Wait for What’s Right

This past weekend was the time of celebration for my anniversary with the love of my life. We have been together for 2 beautiful years. This is most definitely not my “normal” post, but it is too significant of feelings for me to not share.

I want to talk about the importance of not settling for someone, especially in today’s world. 2 years ago my journey into embracing my femininity and traditional values had not begun. I was in college and was enjoying the life that I had at that point in time. My foundation in my beliefs and values was always there and the job that I had at the time was reinforcing those ideals.

I used to think that my expectations of a man were going to be unreasonable and unattainable so I pretty much came to terms with the fact that I would have to “settle” or compromise in some key departments. I felt like this in my past dating experiences, and it was overwhelmingly quite disappointing. I didn’t know why I would have to settle and, quite frankly, I had come to terms with the fact that maybe I was not supposed to find someone for me, or maybe it was supposed to happen later down the road. I took that opportunity to dive into school, I dove into researching graduate school programs, committed to taking the LSAT, and told myself (as well as pretty much everyone around me) that I was going to go to law school after graduation. 

The man that I am with is nothing short of amazing. Through my interpersonal growth, some struggles along the way, and oh so many adventures he has been able to love and support me through all of life’s journeys and my countless endeavors. 

I think that the past 6 months have been a really good time for a lot of people to introspectively dig into what is important to them when it comes to relationships and their life goals. I have seen many break-ups, many engagements, and many baby announcements. I like to view all of these things as positive because I believe that there is a plan for all of us that is greater than ourselves. I see large life changes as an opportunity to live the most fulfilled life. 

How does this relate to my relationship and anniversary? 

Meeting Jake was one of the most rewarding moments of my life. I felt comfortable around him very quickly and I knew that there was something different about him. I was so intrigued and I wanted to know more. From the very beginning, we spent a lot of time together, as we still do, but I was learning so much so quickly and falling in love at a speed that I had never known before. I had reservations because I was looking for points that I would have to settle or compromise on, but those moments never came up. Ultimately, I was being pursued by a respectful and mature man that was taught how to treat a woman in a dignified way.

For the past 2 years, there have not been things that I feel like I am settling on, and I feel so lucky to have a man in my life that understands the importance of being a man and taking on the responsibility and maturity that it entails. 

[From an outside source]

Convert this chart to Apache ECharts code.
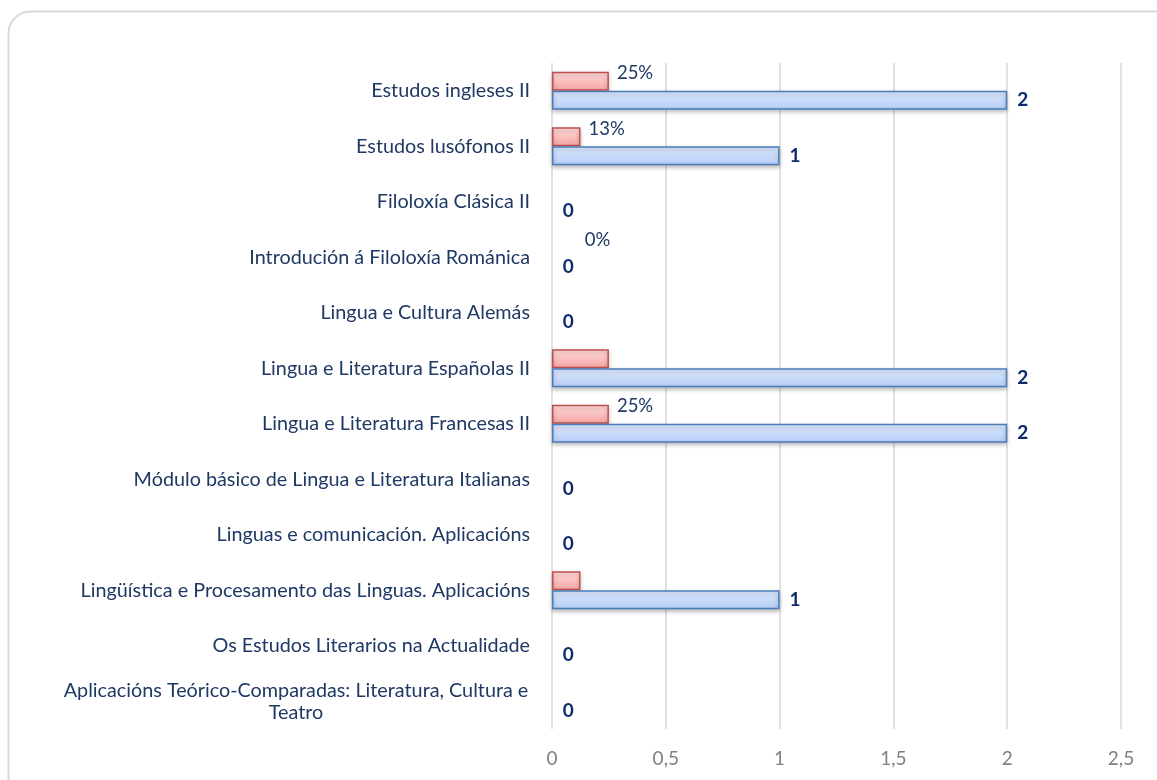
<!DOCTYPE html>
<html>
<head>
<meta charset="utf-8">
<script src="https://cdn.jsdelivr.net/npm/echarts@6/dist/echarts.min.js"></script>
<style>
  html, body { margin: 0; padding: 0; background: #fff; }
  #chart { width: 1157px; height: 780px; }
</style>
</head>
<body>
<div id="chart"></div>
<script>
var categories = [
  "Estudos ingleses II",
  "Estudos lusófonos II",
  "Filoloxía Clásica II",
  "Introdución á Filoloxía Románica",
  "Lingua e Cultura Alemás",
  "Lingua e Literatura Españolas II",
  "Lingua e Literatura Francesas II",
  "Módulo básico de Lingua e Literatura Italianas",
  "Linguas e comunicación. Aplicacións",
  "Lingüística e Procesamento das Linguas. Aplicacións",
  "Os Estudos Literarios na Actualidade",
  "Aplicacións Teórico-Comparadas: Literatura, Cultura e\nTeatro"
];
// number of students (blue)
var counts = [2, 1, 0, 0, 0, 2, 2, 0, 0, 1, 0, 0];
// share of total (red)
var shares = [0.25, 0.125, 0, 0, 0, 0.25, 0.25, 0, 0, 0.125, 0, 0];
// which percentage labels are printed in the original
var shareLabelShown = [true, true, false, true, false, false, true, false, false, false, false, false];
var xTicks = { min: 0, max: 2.5, interval: 0.5 };

var navy = "#1f3864";
var font = "Lato";

var chart = echarts.init(document.getElementById("chart"));

function grad(top, bottom) {
  return new echarts.graphic.LinearGradient(0, 0, 0, 1, [
    { offset: 0, color: top },
    { offset: 1, color: bottom }
  ]);
}

// zero-length bars draw nothing in the original, only their label
var hidden = { borderColor: "transparent", shadowColor: "transparent" };

chart.setOption({
  backgroundColor: "#fff",
  animation: false,
  textStyle: { fontFamily: font },
  graphic: [{
    type: "rect",
    shape: { x: 8.5, y: 11.5, width: 1220, height: 820, r: 22 },
    style: { fill: "none", stroke: "#d9d9d9", lineWidth: 2 },
    silent: true
  }],
  grid: { left: 552, right: 36, top: 63, bottom: 51 },
  xAxis: {
    type: "value",
    min: xTicks.min,
    max: xTicks.max,
    interval: xTicks.interval,
    axisLine: { show: false },
    axisTick: { show: false },
    splitLine: { lineStyle: { color: "#d9d9d9", width: 1.5 } },
    axisLabel: {
      color: "#808080",
      fontSize: 19,
      fontFamily: font,
      margin: 20,
      formatter: function (v) { return String(v).replace(".", ","); }
    }
  },
  yAxis: {
    type: "category",
    inverse: true,
    data: categories,
    axisLine: { show: false },
    axisTick: { show: false },
    axisLabel: {
      color: navy,
      fontSize: 19.8,
      fontFamily: font,
      margin: 22,
      formatter: function (v) {
        if (v.indexOf("\n") < 0) return v;
        return v.split("\n").map(function (l) { return "{c|" + l + "}"; }).join("\n");
      },
      rich: {
        c: { width: 468, align: "center", color: navy, fontSize: 19.8, fontFamily: font, lineHeight: 22 }
      }
    }
  },
  series: [
    {
      name: "share",
      type: "bar",
      barWidth: 19,
      barGap: "0%",
      data: shares.map(function (v, i) {
        var item = { value: v, label: { show: shareLabelShown[i] } };
        if (v === 0) {
          item.itemStyle = hidden;
          item.label.offset = [24, -8];
        }
        return item;
      }),
      itemStyle: {
        color: grad("#ffdcdc", "#f5a3a3"),
        borderColor: "#c0504d",
        borderWidth: 1.5,
        shadowColor: "rgba(0,0,0,0.25)",
        shadowBlur: 4,
        shadowOffsetY: 2
      },
      label: {
        position: "right",
        distance: 8,
        offset: [0, -8],
        color: navy,
        fontSize: 18.5,
        fontFamily: font,
        formatter: function (p) { return Math.round(p.value * 100) + "%"; }
      }
    },
    {
      name: "count",
      type: "bar",
      barWidth: 19,
      data: counts.map(function (v) {
        return v === 0 ? { value: v, itemStyle: hidden } : v;
      }),
      itemStyle: {
        color: grad("#dde9fd", "#b4cdf6"),
        borderColor: "#4a7ebb",
        borderWidth: 1.5,
        shadowColor: "rgba(0,0,0,0.25)",
        shadowBlur: 4,
        shadowOffsetY: 2
      },
      label: {
        show: true,
        position: "right",
        distance: 10,
        color: "#0f2a6b",
        fontSize: 19,
        fontWeight: "bold",
        fontFamily: font
      }
    }
  ]
});
</script>
</body>
</html>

I think that it is so important for women to know that there is a person out there for you, specifically for YOU, that will complement your strengths and help you stay strong in your weaknesses. I know that it is incredibly cliche, but “when you know, you know”. All of your previous relationships will seem so minuscule and there will be someone in your life that you cannot help but love and care for. They will support your endeavors and journeys by being right there alongside you throughout all of it. 

Unfortunately, there is no equation for how to find your perfect man, but if you are looking for him please know that he will come to you if you put yourself in a respectable position where people know that you are looking. All that I can really tell you is that when your person comes along, there will not be a doubt in your mind that they are the one for you. You won’t wonder what your life would be like if you were with someone else. Your focus and heart will finally be able to rest and realize that the person you are with is exactly where you are meant to be.

If you are on your journey to find a partner I would encourage you to spend time working on yourself. Take a few moments to think about what you are looking for in a partner and really dive into channels that will connect you with a mature and respectful man that will understand the significance of pursuing a woman. If you aren’t sure where to start feel free to reach out to me, I would be delighted to have a conversation to learn about your interests to make sure that you’re being intentional with your time.

If you already have someone in your life I would encourage you to spend some time thinking of ways to bless him and focus on showing your love and respect for him in a way that he easily receives. I am so excited to be putting together a post on ways that I show my man that I love, appreciate and respect him. 

Regardless of your relationship status, I would challenge each and every one of you to consider if you feel as though you are “settling” in your relationship. It is important for you to know that your time is precious, your attention is valuable, your heart is fragile, your soul is to be nurtured, and your love is priceless.